Calcium Chloride Testing
One of the popular tests for concrete surface moisture, known as ASTM F1869, uses calcium chloride to determine the moisture vapor emission rate (MVER). The test results are expressed as the pounds of water that evaporate from a 1,000 square foot concrete surface in a 24-hour period — although the test might take up to three days. It’s not a difficult test to perform. A small dish of calcium chloride is placed on the concrete surface and sealed in a plastic dome. The weight gained by the sample after the test period translates into an MVER. The test has received some criticism in the last decade:
- The test kits are not calibrated, meaning the kits from different companies can give different results
- The test only measures moisture within 1/2 to 3/4 of an inch below the surface, but yields no information about the rest of the slab.
- Moist environments could skew the test
- The test is sensitive to the concrete mix, additives, floor thickness, aggregate type and other factors
- Testing delays further work on the floor
- The test is not appropriate for lightweight concrete, that is, concrete with gypsum cement or with lightweight aggregate
In Situ Testing
The second popular test, ASTM F2170, is more accurate because it measures moisture in the full thickness of the slab.
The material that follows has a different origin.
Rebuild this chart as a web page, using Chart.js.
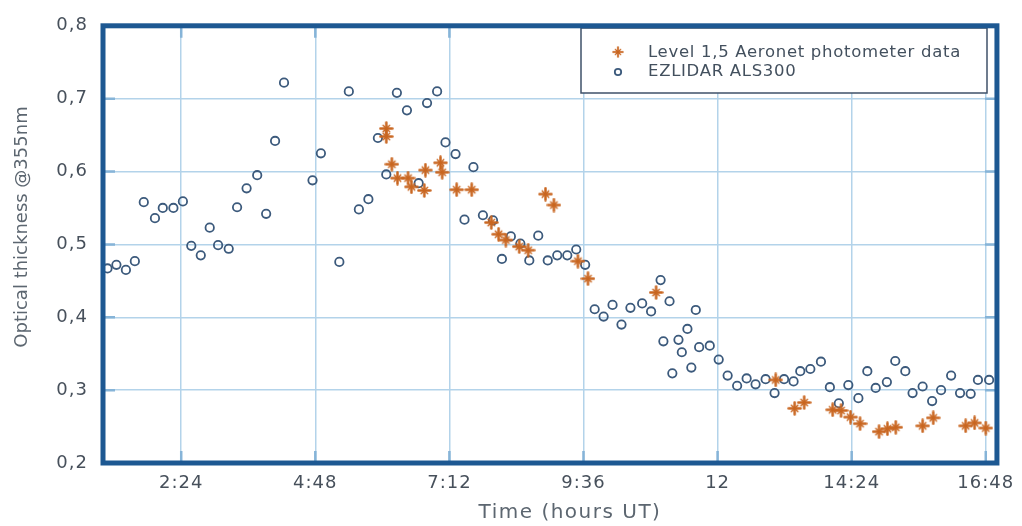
<!DOCTYPE html>
<html>
<head>
<meta charset="utf-8">
<title>Optical thickness @355nm</title>
<script src="https://cdn.jsdelivr.net/npm/chart.js@4/dist/chart.umd.min.js"></script>
<style>
  html, body { margin: 0; padding: 0; background: #ffffff; }
  #wrap { width: 1022px; height: 526px; position: relative; }
</style>
</head>
<body>
<div id="wrap"><canvas id="c" width="1022" height="526"></canvas></div>
<script>
// EZLIDAR ALS300 retrievals: time (decimal hours UT) and optical thickness
const lidarHours = [
  1.08, 1.24, 1.41, 1.57, 1.73, 1.93, 2.07, 2.26, 2.43, 2.58,
  2.75, 2.91, 3.06, 3.25, 3.40, 3.57, 3.76, 3.92, 4.08, 4.24,
  4.75, 4.90, 5.23, 5.40, 5.58, 5.75, 5.92, 6.07, 6.26, 6.44,
  6.65, 6.80, 6.98, 7.13, 7.31, 7.47, 7.63, 7.80, 7.98, 8.14,
  8.30, 8.47, 8.63, 8.79, 8.96, 9.13, 9.31, 9.47, 9.63, 9.80,
  9.96, 10.12, 10.28, 10.44, 10.65, 10.81, 10.98, 11.03, 11.14, 11.19,
  11.30, 11.36, 11.46, 11.53, 11.61, 11.67, 11.86, 12.02, 12.18, 12.35,
  12.52, 12.68, 12.86, 13.02, 13.19, 13.36, 13.48, 13.66, 13.85, 14.01,
  14.17, 14.34, 14.52, 14.68, 14.83, 15.03, 15.18, 15.36, 15.49, 15.67,
  15.84, 16.00, 16.18, 16.34, 16.53, 16.66, 16.86
];
const lidarAod = [
  0.467, 0.472, 0.465, 0.477, 0.558, 0.536, 0.550, 0.550, 0.559, 0.498,
  0.485, 0.523, 0.499, 0.494, 0.551, 0.577, 0.595, 0.542, 0.642, 0.722,
  0.588, 0.625, 0.476, 0.710, 0.548, 0.562, 0.646, 0.596, 0.708, 0.684,
  0.584, 0.694, 0.710, 0.640, 0.624, 0.534, 0.606, 0.540, 0.533, 0.480,
  0.511, 0.501, 0.478, 0.512, 0.478, 0.485, 0.485, 0.493, 0.472, 0.411,
  0.401, 0.417, 0.390, 0.413, 0.419, 0.408, 0.451, 0.367, 0.422, 0.323,
  0.369, 0.352, 0.384, 0.331, 0.410, 0.359, 0.361, 0.342, 0.320, 0.306,
  0.316, 0.308, 0.315, 0.296, 0.315, 0.312, 0.326, 0.329, 0.339, 0.304,
  0.282, 0.307, 0.289, 0.326, 0.303, 0.311, 0.340, 0.326, 0.296, 0.305,
  0.285, 0.300, 0.320, 0.296, 0.295, 0.314, 0.314
];

// Level 1.5 Aeronet photometer: time (decimal hours UT) and optical thickness
const aeronetHours = [
  6.07, 6.07, 6.17, 6.27, 6.46, 6.52, 6.75, 6.77, 7.04, 7.07,
  7.33, 7.60, 7.95, 8.08, 8.21, 8.45, 8.61, 8.92, 9.07, 9.50,
  9.68, 10.90, 13.04, 13.38, 13.55, 14.06, 14.21, 14.38, 14.55, 14.89,
  15.04, 15.19, 15.67, 15.86, 16.44, 16.60, 16.80
];
const aeronetAod = [
  0.659, 0.648, 0.610, 0.591, 0.591, 0.579, 0.574, 0.602, 0.612, 0.599,
  0.575, 0.575, 0.530, 0.514, 0.506, 0.497, 0.492, 0.569, 0.554, 0.477,
  0.453, 0.434, 0.314, 0.275, 0.283, 0.273, 0.272, 0.263, 0.254, 0.243,
  0.247, 0.249, 0.251, 0.262, 0.251, 0.255, 0.248
];

// Axis ticks
const timeTicks = [2.4, 4.8, 7.2, 9.6, 12, 14.4, 16.8];
const timeTickLabels = ['2:24', '4:48', '7:12', '9:36', '12', '14:24', '16:48'];
const aodTicks = [0.2, 0.3, 0.4, 0.5, 0.6, 0.7, 0.8];
const aodTickLabels = ['0,2', '0,3', '0,4', '0,5', '0,6', '0,7', '0,8'];

const seriesNames = ['Level 1,5 Aeronet photometer data', 'EZLIDAR ALS300'];

const FONT = '"DejaVu Sans", sans-serif';
const FRAME = '#1d5892';
const GRID = '#b3d3ea';
const INNER_TICK = '#86b4d8';
const LABEL = '#47505b';
const TITLE = '#5c6670';
const STAR = '#c96620';
const RING = '#3c5a7c';

// Asterisk marker for the photometer series
function makeStar(size) {
  const c = document.createElement('canvas');
  c.width = size; c.height = size;
  const g = c.getContext('2d');
  const m = size / 2;
  g.strokeStyle = STAR;
  g.lineCap = 'round';
  g.lineWidth = 2.5;
  g.beginPath();
  g.moveTo(m, 1.5); g.lineTo(m, size - 1.5);
  g.moveTo(1.5, m); g.lineTo(size - 1.5, m);
  g.stroke();
  g.lineWidth = 1.4;
  const d = size * 0.22;
  g.beginPath();
  g.moveTo(m - d, m - d); g.lineTo(m + d, m + d);
  g.moveTo(m - d, m + d); g.lineTo(m + d, m - d);
  g.stroke();
  return c;
}
const starMark = makeStar(15);

const toPoints = (xs, ys) => xs.map((x, i) => ({ x: x, y: ys[i] }));

// Slightly tracked lettering for every label on the canvas
const tracking = {
  id: 'tracking',
  beforeDraw(chart) { chart.ctx.letterSpacing = '1px'; }
};

// Frame, inner tick marks, legend box and axis titles
const decor = {
  id: 'decor',
  afterDatasetsDraw(chart) {
    const { ctx, chartArea: a, scales } = chart;
    const xs = scales.x, ys = scales.y;
    ctx.save();

    // short inner tick marks on all four sides
    ctx.strokeStyle = INNER_TICK;
    ctx.lineWidth = 2.5;
    const L = 12;
    ctx.beginPath();
    timeTicks.forEach(v => {
      const px = xs.getPixelForValue(v);
      ctx.moveTo(px, a.top); ctx.lineTo(px, a.top + L);
      ctx.moveTo(px, a.bottom); ctx.lineTo(px, a.bottom - L);
    });
    aodTicks.slice(1, -1).forEach(v => {
      const py = ys.getPixelForValue(v);
      ctx.moveTo(a.left, py); ctx.lineTo(a.left + L, py);
      ctx.moveTo(a.right, py); ctx.lineTo(a.right - L, py);
    });
    ctx.stroke();

    // legend box
    const bx = 581, by = 28, bw = 406, bh = 65;
    ctx.fillStyle = '#ffffff';
    ctx.fillRect(bx, by, bw, bh);
    ctx.strokeStyle = '#3f5169';
    ctx.lineWidth = 1.5;
    ctx.strokeRect(bx, by, bw, bh);
    ctx.drawImage(starMark, 618 - 6, 52 - 6, 12, 12);
    ctx.strokeStyle = RING;
    ctx.lineWidth = 1.8;
    ctx.beginPath();
    ctx.arc(618, 72, 3.2, 0, Math.PI * 2);
    ctx.stroke();
    ctx.fillStyle = '#43505e';
    ctx.font = '16.5px ' + FONT;
    ctx.letterSpacing = '0.7px';
    ctx.textAlign = 'left';
    ctx.textBaseline = 'middle';
    ctx.fillText(seriesNames[0], 648, 53);
    ctx.fillText(seriesNames[1], 648, 72);

    // thick frame around the plot area
    ctx.strokeStyle = FRAME;
    ctx.lineWidth = 5;
    ctx.strokeRect(a.left, a.top, a.right - a.left, a.bottom - a.top);

    // axis titles
    ctx.fillStyle = TITLE;
    ctx.textAlign = 'center';
    ctx.textBaseline = 'middle';
    ctx.font = '20px ' + FONT;
    ctx.letterSpacing = '1.5px';
    ctx.fillText('Time (hours UT)', 570, 513);
    ctx.font = '18px ' + FONT;
    ctx.letterSpacing = '0px';
    ctx.translate(22, 227);
    ctx.rotate(-Math.PI / 2);
    ctx.fillText('Optical thickness @355nm', 0, 0);
    ctx.restore();
  }
};

new Chart(document.getElementById('c'), {
  type: 'scatter',
  data: {
    datasets: [
      {
        label: seriesNames[0],
        data: toPoints(aeronetHours, aeronetAod),
        pointStyle: starMark,
        pointRadius: 7,
        order: 1
      },
      {
        label: seriesNames[1],
        data: toPoints(lidarHours, lidarAod),
        pointStyle: 'circle',
        pointRadius: 4.2,
        borderWidth: 1.8,
        borderColor: RING,
        backgroundColor: 'rgba(255,255,255,0)',
        order: 2
      }
    ]
  },
  options: {
    responsive: false,
    animation: false,
    events: [],
    layout: { padding: { top: 20, right: 24, left: 0, bottom: 0 } },
    plugins: { legend: { display: false }, tooltip: { enabled: false } },
    scales: {
      x: {
        type: 'linear',
        min: 1,
        max: 17,
        afterFit(s) { s.height = 63; },
        afterBuildTicks(s) { s.ticks = timeTicks.map(v => ({ value: v })); },
        grid: { color: GRID, lineWidth: 1.5, drawTicks: false },
        border: { display: false },
        ticks: {
          padding: 10,
          color: LABEL,
          font: { family: FONT, size: 18 },
          maxRotation: 0,
          callback: (v) => {
            const i = timeTicks.findIndex(t => Math.abs(t - v) < 1e-6);
            return i >= 0 ? timeTickLabels[i] : '';
          }
        }
      },
      y: {
        type: 'linear',
        min: 0.2,
        max: 0.8,
        afterFit(s) { s.width = 103; },
        afterBuildTicks(s) { s.ticks = aodTicks.map(v => ({ value: v })); },
        grid: { color: GRID, lineWidth: 1.5, drawTicks: false },
        border: { display: false },
        ticks: {
          padding: 15,
          color: LABEL,
          font: { family: FONT, size: 18 },
          callback: (v) => {
            const i = aodTicks.findIndex(t => Math.abs(t - v) < 1e-6);
            return i >= 0 ? aodTickLabels[i] : '';
          }
        }
      }
    }
  },
  plugins: [tracking, decor]
});
</script>
</body>
</html>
The test requires us to drill a series of small holes in the slab and drop in relative humidity probes. The ideal depth of the hole is 40 percent of the slab depth, or about 1.6 inches for a 4-inch slab. A test meter connects to the probe and reads out the slab’s relative humidity. This testing method resolves some of the problems with the calcium chloride test:
- The test meters can be calibrated according to national standards
- The relative higher cost of the meter is offset by savings in labor and testing time
- This test isn’t skewed by factors that affect the calcium concrete test
- The test is predictive of potential failures with floor coverings and coating applied too soon
- The test is quick
The test isn’t perfect, because the measured relative humidity is not exactly correlated to MVER. In addition, many U.S. manufacturers of coatings, adhesives and coverings don’t endorse the test, and the test gear costs more.
The best data is provided by running both tests. With the costs of concrete repair and replacement, not to mention coverings, so steep, it’s prudent to go the extra mile and conduct both tests.